For the most part, U.S. investors have had a good run. Since the March 2009 lows, the S&P 500® Index is up more than 225%. And in recent months, the market has been pretty peaceful: The VIX Index, which measures volatility using option contracts, has traded at about one-third the levels seen during the crisis and well below its long-term average.
But in recent days, a sell off in tech stocks has contributed to a quick spike in volatility. There is no way to know if that will prove to be a short-lived event in a long bull market, or turn into something more important. But it does serve as a reminder: Some investors may have become complacent.
“You never know what can cause a market downturn, so it’s important to remain disciplined and stick to your long-term plan—even when times are good,” says Ann Dowd, CFP® and vice president at Fidelity. “You don’t want to abandon stocks in a downturn or load up on them during a bull market. Being disciplined means diversification, periodic rebalancing, and adjusting your plan to stay up to date with changes in your financial situation and goals.”
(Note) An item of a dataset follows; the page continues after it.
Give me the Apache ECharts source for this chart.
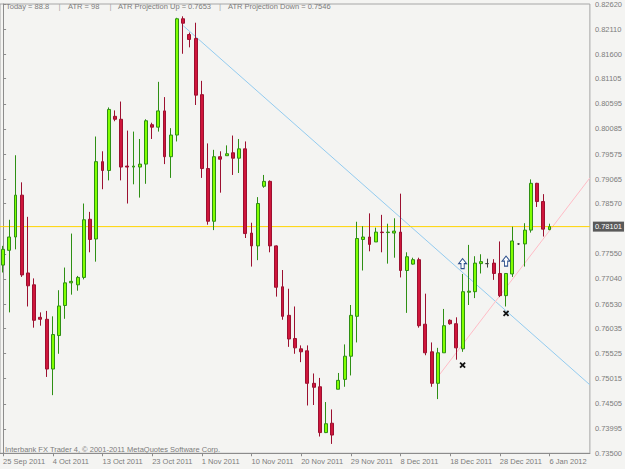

Investors have increased their exposure to stocks
A recent analysis of Fidelity Personal Investing client accounts, primarily brokerage and IRA accounts, shows that the rising markets and investor behavior have combined to drive up stock holdings as a proportion of portfolios. Back in 2009, Fidelity investors overall had 52% of assets in stocks; by the end of 2016, Fidelity investors had 67% of assets in stocks—back to levels last seen just before the financial crisis.1
To illustrate how a mix of stocks, bonds, and cash can grow more conservative as an investing goal approaches, Fidelity has created a “glide path.” (The black line on the chart below shows how the equity portion of the asset mix shrinks over time according to the glide path.) While the glide path isn’t a perfect asset mix for everyone, it can be a simple way to illustrate how an investment mix might change as a person approaches retirement.
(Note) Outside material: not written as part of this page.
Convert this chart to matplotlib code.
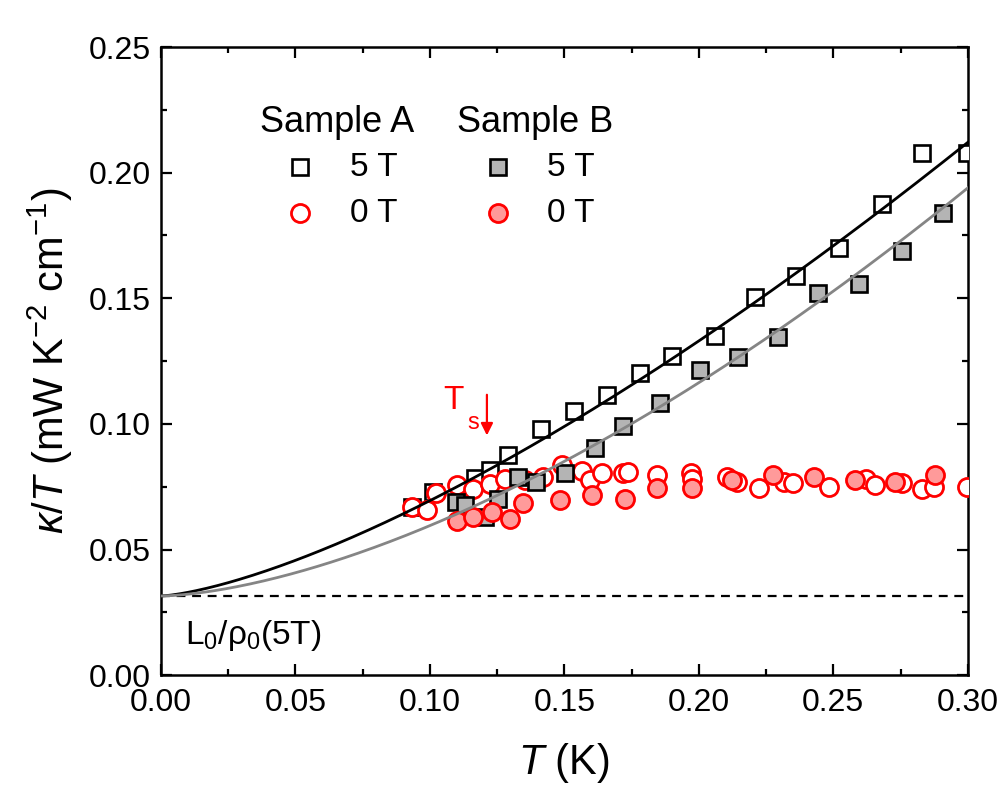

Relative to the glide path, some young investors may actually be underinvested in stocks, while the opposite may be true for older people. For instance, 10 years after retirement, Fidelity’s glide path would hold about 40% of assets in stocks, but in aggregate Fidelity’s population of 75-year-old investors held more than 65% of assets in stocks at the end of 2016.1
What does that really mean? Well, let’s look at what happened in 2008 when the S&P 500® Index lost 38%. During that year, if you had a $100,000 portfolio with 40% in stocks, 45% in bonds, and 15% in cash, you would have lost about $8,000. On the other hand, if you had 70% in stocks, 25% in bonds, and 5% in cash, you would have experienced a loss that was almost three times as large, or roughly $22,500.2
Avoid the risk of chasing performance
It can be tempting to let your winners run—allowing the best-performing parts of your portfolio to grow. But it can also add more risk than you want. And that can be problematic—you don’t want to wait for a market downturn to realize you have more risk than you can live with. Panic selling while prices drop can be costly and put your long-term plan in jeopardy.
Here is what you should do instead:
- Reevaluate your investing strategy at least annually or in the wake of any major life events, to make sure your investment mix is still in line with your goals, situation, and attitudes.
- Rebalance your asset mix to stay in line with your long-term plan.
- Review your portfolio to make sure your individual investments are still appropriate.
- Actively seek out opportunities to reduce investment expenses and take advantage of tax-saving opportunities.